There’s some serious variety on offer at the Rio this summer.

Most people associate the World Series of Poker with multi-table tournaments, and with good reason – the entire concept of the poker tournament originated with the “gambler’s convention” first put together by Benny Binion more than 40 years ago. But anyone who’s only seen the WSOP on television, or stopped by on a Las Vegas vacation just to see the spectacle of famous poker pros like Phil Ivey and world champions like Joe Cada, is missing out on everything else that goes on at the World Series – particularly the cash games that take up more than a quarter of the Pavilion Room.

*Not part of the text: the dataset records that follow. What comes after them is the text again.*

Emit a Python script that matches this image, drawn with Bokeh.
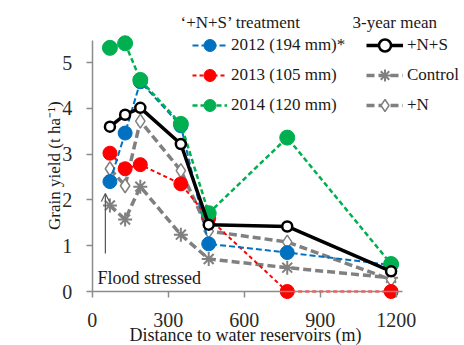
import math
from bokeh.plotting import figure
from bokeh.models import Range1d, FixedTicker, Label, Legend, LegendItem, Arrow, OpenHead
from bokeh.embed import file_html
from bokeh.resources import INLINE

# ---- data ----
distance = [70, 130, 190, 350, 460, 770, 1180]
y2012 = [2.40, 3.46, 4.58, 3.62, 1.04, 0.85, 0.58]
y2013 = [3.02, 2.68, 2.77, 2.35, 1.60, 0.00, 0.00]
y2014 = [5.32, 5.42, 4.62, 3.66, 1.71, 3.36, 0.60]
mean_ns = [3.60, 3.86, 4.01, 3.22, 1.46, 1.42, 0.44]
mean_control = [1.88, 1.57, 2.29, 1.24, 0.71, 0.52, 0.30]
mean_n = [2.68, 2.31, 3.72, 2.64, 1.32, 1.08, 0.26]

x_ticks = [0, 300, 600, 900, 1200]
y_ticks = [0, 1, 2, 3, 4, 5]

treat_labels = ["2012 (194 mm)*", "2013 (105 mm)", "2014 (120 mm)"]
mean_labels = ["+N+S", "Control", "+N"]
treat_title = "\u2018+N+S\u2019 treatment"
mean_title = "3-year mean"

arrow_x = 52
arrow_y0 = 0.83
arrow_y1 = 2.14

FONT = "Liberation Serif"
BLUE = "#0070C0"
RED = "#FF0000"
GREEN = "#00B050"
GRAY = "#808080"

W, H = 464, 345
# frame covers the whole canvas; axes sit at fixed locations inside it
p = figure(width=W, height=H, output_backend="svg", toolbar_location=None,
           x_range=Range1d(-362.0, 1469.8), y_range=Range1d(-1.179, 6.354),
           min_border_left=0, min_border_right=0, min_border_top=0,
           min_border_bottom=0)
p.outline_line_color = None
p.xgrid.grid_line_color = None
p.ygrid.grid_line_color = None
p.background_fill_color = "white"

for ax in (p.xaxis, p.yaxis):
    ax.fixed_location = 0
    ax.axis_line_color = "#8c8c8c"
    ax.axis_line_width = 1.5
    ax.major_tick_line_color = "#8c8c8c"
    ax.major_tick_line_width = 1.5
    ax.major_tick_out = 6
    ax.major_tick_in = 0
    ax.minor_tick_line_color = None
    ax.major_label_text_font = FONT
    ax.major_label_text_font_size = "20px"
    ax.major_label_text_color = "#2b2b2b"

p.xaxis.ticker = FixedTicker(ticks=x_ticks)
p.yaxis.ticker = FixedTicker(ticks=y_ticks)
p.xaxis.bounds = (0, 1225)
p.yaxis.bounds = (0, 5.48)
p.xaxis.major_label_standoff = 15
p.yaxis.major_label_standoff = 14

# ---- series ----
lc = p.line(distance, mean_control, line_color=GRAY, line_width=3.5, line_dash="8 4")
sc = p.scatter(distance, mean_control, marker="asterisk", size=14, line_color=GRAY, line_width=2)

ln = p.line(distance, mean_n, line_color=GRAY, line_width=3.5, line_dash="8 4")
sn = p.scatter(distance, mean_n, marker="diamond", size=14, fill_color="white",
               line_color=GRAY, line_width=1.5)

l13 = p.line(distance, y2013, line_color=RED, line_width=2, line_dash="4 3")
s13 = p.scatter(distance, y2013, marker="circle", size=14, fill_color=RED, line_color=RED)

l12 = p.line(distance, y2012, line_color=BLUE, line_width=2, line_dash="6 3")
s12 = p.scatter(distance, y2012, marker="circle", size=14, fill_color=BLUE, line_color=BLUE)

l14 = p.line(distance, y2014, line_color=GREEN, line_width=2.5, line_dash="5 3")
s14 = p.scatter(distance, y2014, marker="circle", size=15, fill_color=GREEN, line_color=GREEN)

lm = p.line(distance, mean_ns, line_color="black", line_width=3.5)
sm = p.scatter(distance, mean_ns, marker="circle", size=10, fill_color="white",
               line_color="black", line_width=2.5)

# ---- legends ----
leg_common = dict(orientation="vertical", padding=0, margin=0, spacing=0,
                  glyph_height=30, label_height=30, label_standoff=4,
                  label_text_font=FONT, label_text_font_size="17px",
                  label_text_color="#1a1a1a", border_line_color=None,
                  background_fill_alpha=0)

leg1 = Legend(items=[LegendItem(label=treat_labels[0], renderers=[l12, s12]),
                     LegendItem(label=treat_labels[1], renderers=[l13, s13]),
                     LegendItem(label=treat_labels[2], renderers=[l14, s14])],
              location=(192, 225), glyph_width=35, **leg_common)
leg2 = Legend(items=[LegendItem(label=mean_labels[0], renderers=[lm, sm]),
                     LegendItem(label=mean_labels[1], renderers=[lc, sc]),
                     LegendItem(label=mean_labels[2], renderers=[ln, sn])],
              location=(366, 225), glyph_width=37, **leg_common)
p.add_layout(leg1)
p.add_layout(leg2)

txt = dict(x_units="screen", y_units="screen", text_font=FONT, text_color="#1a1a1a")
p.add_layout(Label(x=180, y=323, text=treat_title, text_align="left",
                   text_baseline="middle", text_font_size="17px", **txt))
p.add_layout(Label(x=352, y=323, text=mean_title, text_align="left",
                   text_baseline="middle", text_font_size="17px", **txt))

# axis titles
p.add_layout(Label(x=245, y=0.5, text="Distance to water reservoirs (m)", text_align="center",
                   text_baseline="bottom", text_font_size="18px", **txt))
p.add_layout(Label(x=54, y=182, angle=math.pi / 2, text="Grain yield  (t ha\u207b\u00b9)",
                   text_align="center", text_baseline="middle", text_font_size="17px", **txt))

# flood annotation
p.add_layout(Label(x=97, y=68, text="Flood stressed", text_align="left",
                   text_baseline="middle", text_font_size="18px", **txt))
p.add_layout(Arrow(end=OpenHead(size=8, line_color="#555555", line_width=1.2),
                   x_start=arrow_x, y_start=arrow_y0, x_end=arrow_x, y_end=arrow_y1,
                   line_color="#555555", line_width=1.2))

open("out.html", "w").write(file_html(p, INLINE))
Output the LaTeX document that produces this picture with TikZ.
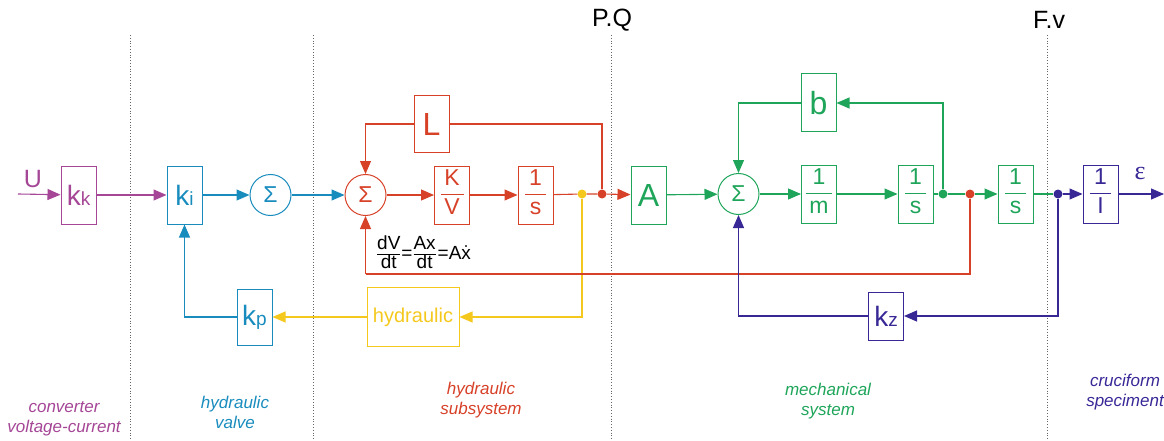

The sheer number of different cash games on offer at the Rio outdoes just about any live poker room in the world, and it even rivals the variety you can find playing online poker. There are the standard hold’em games, of course – limit hold’em games from $10/$20 all the way up to $75/$150, and no-limit hold’em with blinds ranging from $1/$3 all the way up to $10/$25. 

There are also a lot of fixed-limit games on the big board, including Omaha Hi-Lo ($10/$20, $20/$40, $75/$150), Stud Hi-Lo ($50/$100), and a $20/$40 mixed game consisting of deuce-to-seven triple draw, Badugi, Razz, Omaha Hi-Lo, limit Hold’em, and a relatively new split-pot game called Badeucy. And finally there’s the refuge of traveling poker players, Chinese Poker, available at $50 and $100 per point.

Some of the biggest games being spread are Pot-Limit Omaha. Even the $5/$5 PLO games being spread play pretty big for being the smallest stakes on offer, but for real big swings you can play with blinds anywhere from $5/$10/$25 all the way up to $100/$100/$200. There’s also an Omaha variant being spread that should see some serious action – it’s called Big O, and it plays just like regular $5/$10 PLO Hi-Lo, only you’re dealt five hole cards instead of four. At least one high-limit player I talked to told me that it’s some of the easiest money he’s ever made. “They get that extra card and suddenly every hand is playable,” he said.

If you’re not married to tournament poker and like to branch out with the varieties you play in cash games, drop by the Pavilion Room when you visit the World Series of Poker and get your game on.